*WRITTEN EXERCISE:* Set the listing down again in full, word for word, with the pictures left out.

— START DATA LINES —

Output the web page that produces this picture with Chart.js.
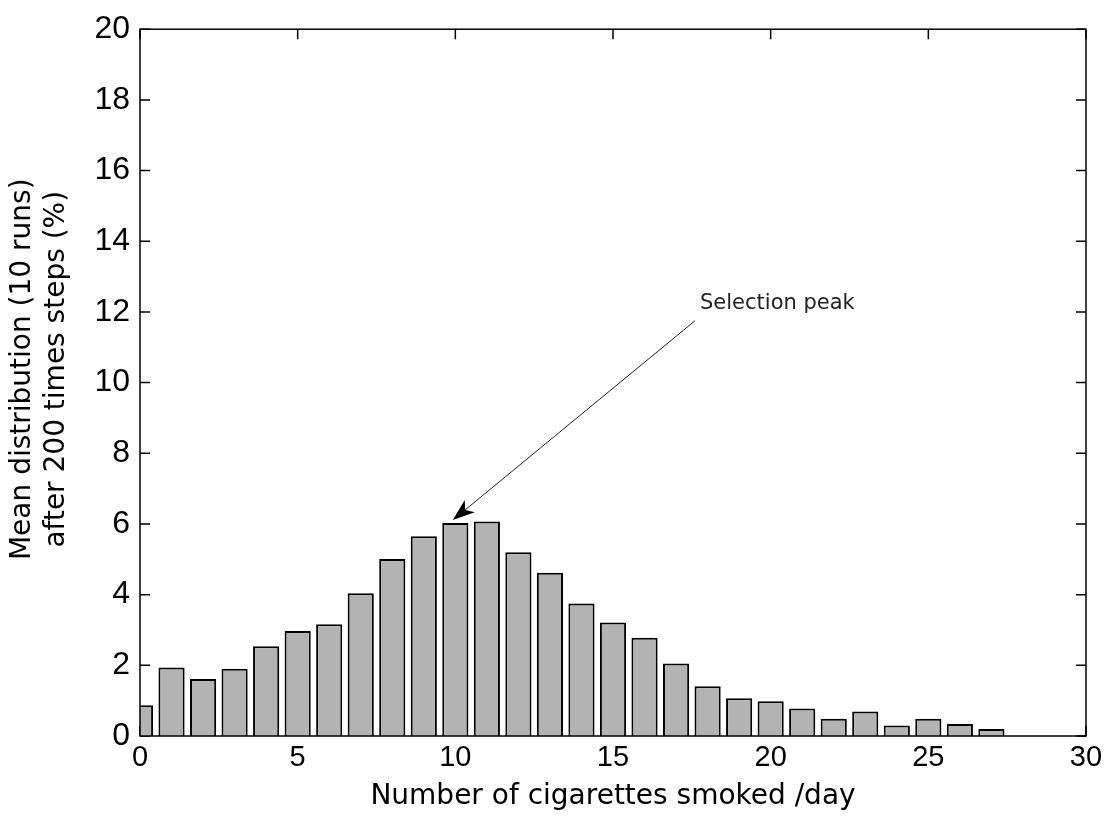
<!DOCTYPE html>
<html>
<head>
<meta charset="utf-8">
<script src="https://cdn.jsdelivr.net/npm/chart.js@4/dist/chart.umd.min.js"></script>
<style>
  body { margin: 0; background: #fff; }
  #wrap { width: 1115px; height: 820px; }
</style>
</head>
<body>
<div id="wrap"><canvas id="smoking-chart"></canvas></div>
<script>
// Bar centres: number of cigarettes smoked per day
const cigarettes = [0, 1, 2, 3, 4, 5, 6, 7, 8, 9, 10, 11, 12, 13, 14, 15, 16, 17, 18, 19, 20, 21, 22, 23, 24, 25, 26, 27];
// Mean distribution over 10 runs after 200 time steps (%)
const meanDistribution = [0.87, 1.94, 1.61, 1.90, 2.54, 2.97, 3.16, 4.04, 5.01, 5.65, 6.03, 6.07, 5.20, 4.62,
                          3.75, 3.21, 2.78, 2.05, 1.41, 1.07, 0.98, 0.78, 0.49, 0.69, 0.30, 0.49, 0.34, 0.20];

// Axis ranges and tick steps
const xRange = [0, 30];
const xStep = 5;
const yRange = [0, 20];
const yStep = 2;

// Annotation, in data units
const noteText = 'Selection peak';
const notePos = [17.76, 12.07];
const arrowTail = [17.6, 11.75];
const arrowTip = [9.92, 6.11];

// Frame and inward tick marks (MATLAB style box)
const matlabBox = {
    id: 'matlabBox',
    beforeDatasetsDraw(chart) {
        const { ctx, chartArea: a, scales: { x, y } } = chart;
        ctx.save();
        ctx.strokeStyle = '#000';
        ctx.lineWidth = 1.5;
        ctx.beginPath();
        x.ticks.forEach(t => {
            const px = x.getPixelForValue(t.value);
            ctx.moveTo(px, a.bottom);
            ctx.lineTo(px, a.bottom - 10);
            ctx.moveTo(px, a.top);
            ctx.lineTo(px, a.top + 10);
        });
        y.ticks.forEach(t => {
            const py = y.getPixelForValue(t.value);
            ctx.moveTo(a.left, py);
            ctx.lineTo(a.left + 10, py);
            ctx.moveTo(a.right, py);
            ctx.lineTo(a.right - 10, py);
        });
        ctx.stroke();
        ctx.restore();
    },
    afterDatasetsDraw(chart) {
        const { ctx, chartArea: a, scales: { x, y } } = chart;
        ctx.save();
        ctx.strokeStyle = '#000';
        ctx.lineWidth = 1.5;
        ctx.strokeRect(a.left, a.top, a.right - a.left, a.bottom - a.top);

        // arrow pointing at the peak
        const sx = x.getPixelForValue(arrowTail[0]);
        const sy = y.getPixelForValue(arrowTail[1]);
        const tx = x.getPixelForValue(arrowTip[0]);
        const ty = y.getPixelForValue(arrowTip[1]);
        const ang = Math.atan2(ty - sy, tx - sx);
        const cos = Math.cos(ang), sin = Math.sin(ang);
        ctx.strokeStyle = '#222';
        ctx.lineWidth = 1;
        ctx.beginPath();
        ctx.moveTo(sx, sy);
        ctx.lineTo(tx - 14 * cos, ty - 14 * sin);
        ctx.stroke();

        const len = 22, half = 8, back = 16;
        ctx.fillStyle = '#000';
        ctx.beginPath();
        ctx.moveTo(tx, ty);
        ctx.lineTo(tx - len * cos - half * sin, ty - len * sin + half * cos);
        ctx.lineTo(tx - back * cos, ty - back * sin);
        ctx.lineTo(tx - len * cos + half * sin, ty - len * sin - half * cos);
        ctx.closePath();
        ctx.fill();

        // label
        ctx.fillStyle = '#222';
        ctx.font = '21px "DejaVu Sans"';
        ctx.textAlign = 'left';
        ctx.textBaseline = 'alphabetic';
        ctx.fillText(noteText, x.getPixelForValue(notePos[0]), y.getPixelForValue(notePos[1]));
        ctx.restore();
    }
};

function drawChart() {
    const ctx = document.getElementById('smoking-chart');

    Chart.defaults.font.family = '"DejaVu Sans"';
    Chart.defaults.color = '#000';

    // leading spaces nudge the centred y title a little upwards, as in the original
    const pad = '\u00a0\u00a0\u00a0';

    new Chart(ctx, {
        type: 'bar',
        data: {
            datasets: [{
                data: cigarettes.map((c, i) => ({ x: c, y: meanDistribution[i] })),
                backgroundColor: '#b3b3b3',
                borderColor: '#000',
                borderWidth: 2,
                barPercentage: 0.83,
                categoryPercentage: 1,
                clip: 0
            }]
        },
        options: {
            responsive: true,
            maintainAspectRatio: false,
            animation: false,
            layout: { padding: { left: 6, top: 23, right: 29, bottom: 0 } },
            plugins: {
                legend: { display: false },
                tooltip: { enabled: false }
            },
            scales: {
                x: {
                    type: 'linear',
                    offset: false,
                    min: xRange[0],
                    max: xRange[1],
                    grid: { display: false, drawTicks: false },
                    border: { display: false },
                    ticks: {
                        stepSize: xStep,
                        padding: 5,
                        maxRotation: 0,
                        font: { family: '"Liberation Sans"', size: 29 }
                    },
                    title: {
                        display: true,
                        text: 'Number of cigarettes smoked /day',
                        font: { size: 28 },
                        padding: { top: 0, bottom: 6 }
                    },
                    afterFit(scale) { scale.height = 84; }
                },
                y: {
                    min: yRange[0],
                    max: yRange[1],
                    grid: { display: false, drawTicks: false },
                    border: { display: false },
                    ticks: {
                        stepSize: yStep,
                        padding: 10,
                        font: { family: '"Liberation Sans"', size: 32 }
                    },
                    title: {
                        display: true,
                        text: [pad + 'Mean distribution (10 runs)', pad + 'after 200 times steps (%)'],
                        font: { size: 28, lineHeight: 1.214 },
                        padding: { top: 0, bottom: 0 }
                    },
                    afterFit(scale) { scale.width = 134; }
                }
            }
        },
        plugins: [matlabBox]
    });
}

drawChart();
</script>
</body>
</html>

— END DATA LINES —

*TASK SOLUTION:*
Output the web page that produces this picture with Chart.js.
<!DOCTYPE html>
<html>
<head>
<meta charset="utf-8">
<script src="https://cdn.jsdelivr.net/npm/chart.js@4/dist/chart.umd.min.js"></script>
<style>
  body { margin: 0; background: #fff; }
  #wrap { width: 1115px; height: 820px; }
</style>
</head>
<body>
<div id="wrap"><canvas id="smoking-chart"></canvas></div>
<script>
// Bar centres: number of cigarettes smoked per day
const cigarettes = [0, 1, 2, 3, 4, 5, 6, 7, 8, 9, 10, 11, 12, 13, 14, 15, 16, 17, 18, 19, 20, 21, 22, 23, 24, 25, 26, 27];
// Mean distribution over 10 runs after 200 time steps (%)
const meanDistribution = [0.87, 1.94, 1.61, 1.90, 2.54, 2.97, 3.16, 4.04, 5.01, 5.65, 6.03, 6.07, 5.20, 4.62,
                          3.75, 3.21, 2.78, 2.05, 1.41, 1.07, 0.98, 0.78, 0.49, 0.69, 0.30, 0.49, 0.34, 0.20];

// Axis ranges and tick steps
const xRange = [0, 30];
const xStep = 5;
const yRange = [0, 20];
const yStep = 2;

// Annotation, in data units
const noteText = 'Selection peak';
const notePos = [17.76, 12.07];
const arrowTail = [17.6, 11.75];
const arrowTip = [9.92, 6.11];

// Frame and inward tick marks (MATLAB style box)
const matlabBox = {
    id: 'matlabBox',
    beforeDatasetsDraw(chart) {
        const { ctx, chartArea: a, scales: { x, y } } = chart;
        ctx.save();
        ctx.strokeStyle = '#000';
        ctx.lineWidth = 1.5;
        ctx.beginPath();
        x.ticks.forEach(t => {
            const px = x.getPixelForValue(t.value);
            ctx.moveTo(px, a.bottom);
            ctx.lineTo(px, a.bottom - 10);
            ctx.moveTo(px, a.top);
            ctx.lineTo(px, a.top + 10);
        });
        y.ticks.forEach(t => {
            const py = y.getPixelForValue(t.value);
            ctx.moveTo(a.left, py);
            ctx.lineTo(a.left + 10, py);
            ctx.moveTo(a.right, py);
            ctx.lineTo(a.right - 10, py);
        });
        ctx.stroke();
        ctx.restore();
    },
    afterDatasetsDraw(chart) {
        const { ctx, chartArea: a, scales: { x, y } } = chart;
        ctx.save();
        ctx.strokeStyle = '#000';
        ctx.lineWidth = 1.5;
        ctx.strokeRect(a.left, a.top, a.right - a.left, a.bottom - a.top);

        // arrow pointing at the peak
        const sx = x.getPixelForValue(arrowTail[0]);
        const sy = y.getPixelForValue(arrowTail[1]);
        const tx = x.getPixelForValue(arrowTip[0]);
        const ty = y.getPixelForValue(arrowTip[1]);
        const ang = Math.atan2(ty - sy, tx - sx);
        const cos = Math.cos(ang), sin = Math.sin(ang);
        ctx.strokeStyle = '#222';
        ctx.lineWidth = 1;
        ctx.beginPath();
        ctx.moveTo(sx, sy);
        ctx.lineTo(tx - 14 * cos, ty - 14 * sin);
        ctx.stroke();

        const len = 22, half = 8, back = 16;
        ctx.fillStyle = '#000';
        ctx.beginPath();
        ctx.moveTo(tx, ty);
        ctx.lineTo(tx - len * cos - half * sin, ty - len * sin + half * cos);
        ctx.lineTo(tx - back * cos, ty - back * sin);
        ctx.lineTo(tx - len * cos + half * sin, ty - len * sin - half * cos);
        ctx.closePath();
        ctx.fill();

        // label
        ctx.fillStyle = '#222';
        ctx.font = '21px "DejaVu Sans"';
        ctx.textAlign = 'left';
        ctx.textBaseline = 'alphabetic';
        ctx.fillText(noteText, x.getPixelForValue(notePos[0]), y.getPixelForValue(notePos[1]));
        ctx.restore();
    }
};

function drawChart() {
    const ctx = document.getElementById('smoking-chart');

    Chart.defaults.font.family = '"DejaVu Sans"';
    Chart.defaults.color = '#000';

    // leading spaces nudge the centred y title a little upwards, as in the original
    const pad = '\u00a0\u00a0\u00a0';

    new Chart(ctx, {
        type: 'bar',
        data: {
            datasets: [{
                data: cigarettes.map((c, i) => ({ x: c, y: meanDistribution[i] })),
                backgroundColor: '#b3b3b3',
                borderColor: '#000',
                borderWidth: 2,
                barPercentage: 0.83,
                categoryPercentage: 1,
                clip: 0
            }]
        },
        options: {
            responsive: true,
            maintainAspectRatio: false,
            animation: false,
            layout: { padding: { left: 6, top: 23, right: 29, bottom: 0 } },
            plugins: {
                legend: { display: false },
                tooltip: { enabled: false }
            },
            scales: {
                x: {
                    type: 'linear',
                    offset: false,
                    min: xRange[0],
                    max: xRange[1],
                    grid: { display: false, drawTicks: false },
                    border: { display: false },
                    ticks: {
                        stepSize: xStep,
                        padding: 5,
                        maxRotation: 0,
                        font: { family: '"Liberation Sans"', size: 29 }
                    },
                    title: {
                        display: true,
                        text: 'Number of cigarettes smoked /day',
                        font: { size: 28 },
                        padding: { top: 0, bottom: 6 }
                    },
                    afterFit(scale) { scale.height = 84; }
                },
                y: {
                    min: yRange[0],
                    max: yRange[1],
                    grid: { display: false, drawTicks: false },
                    border: { display: false },
                    ticks: {
                        stepSize: yStep,
                        padding: 10,
                        font: { family: '"Liberation Sans"', size: 32 }
                    },
                    title: {
                        display: true,
                        text: [pad + 'Mean distribution (10 runs)', pad + 'after 200 times steps (%)'],
                        font: { size: 28, lineHeight: 1.214 },
                        padding: { top: 0, bottom: 0 }
                    },
                    afterFit(scale) { scale.width = 134; }
                }
            }
        },
        plugins: [matlabBox]
    });
}

drawChart();
</script>
</body>
</html>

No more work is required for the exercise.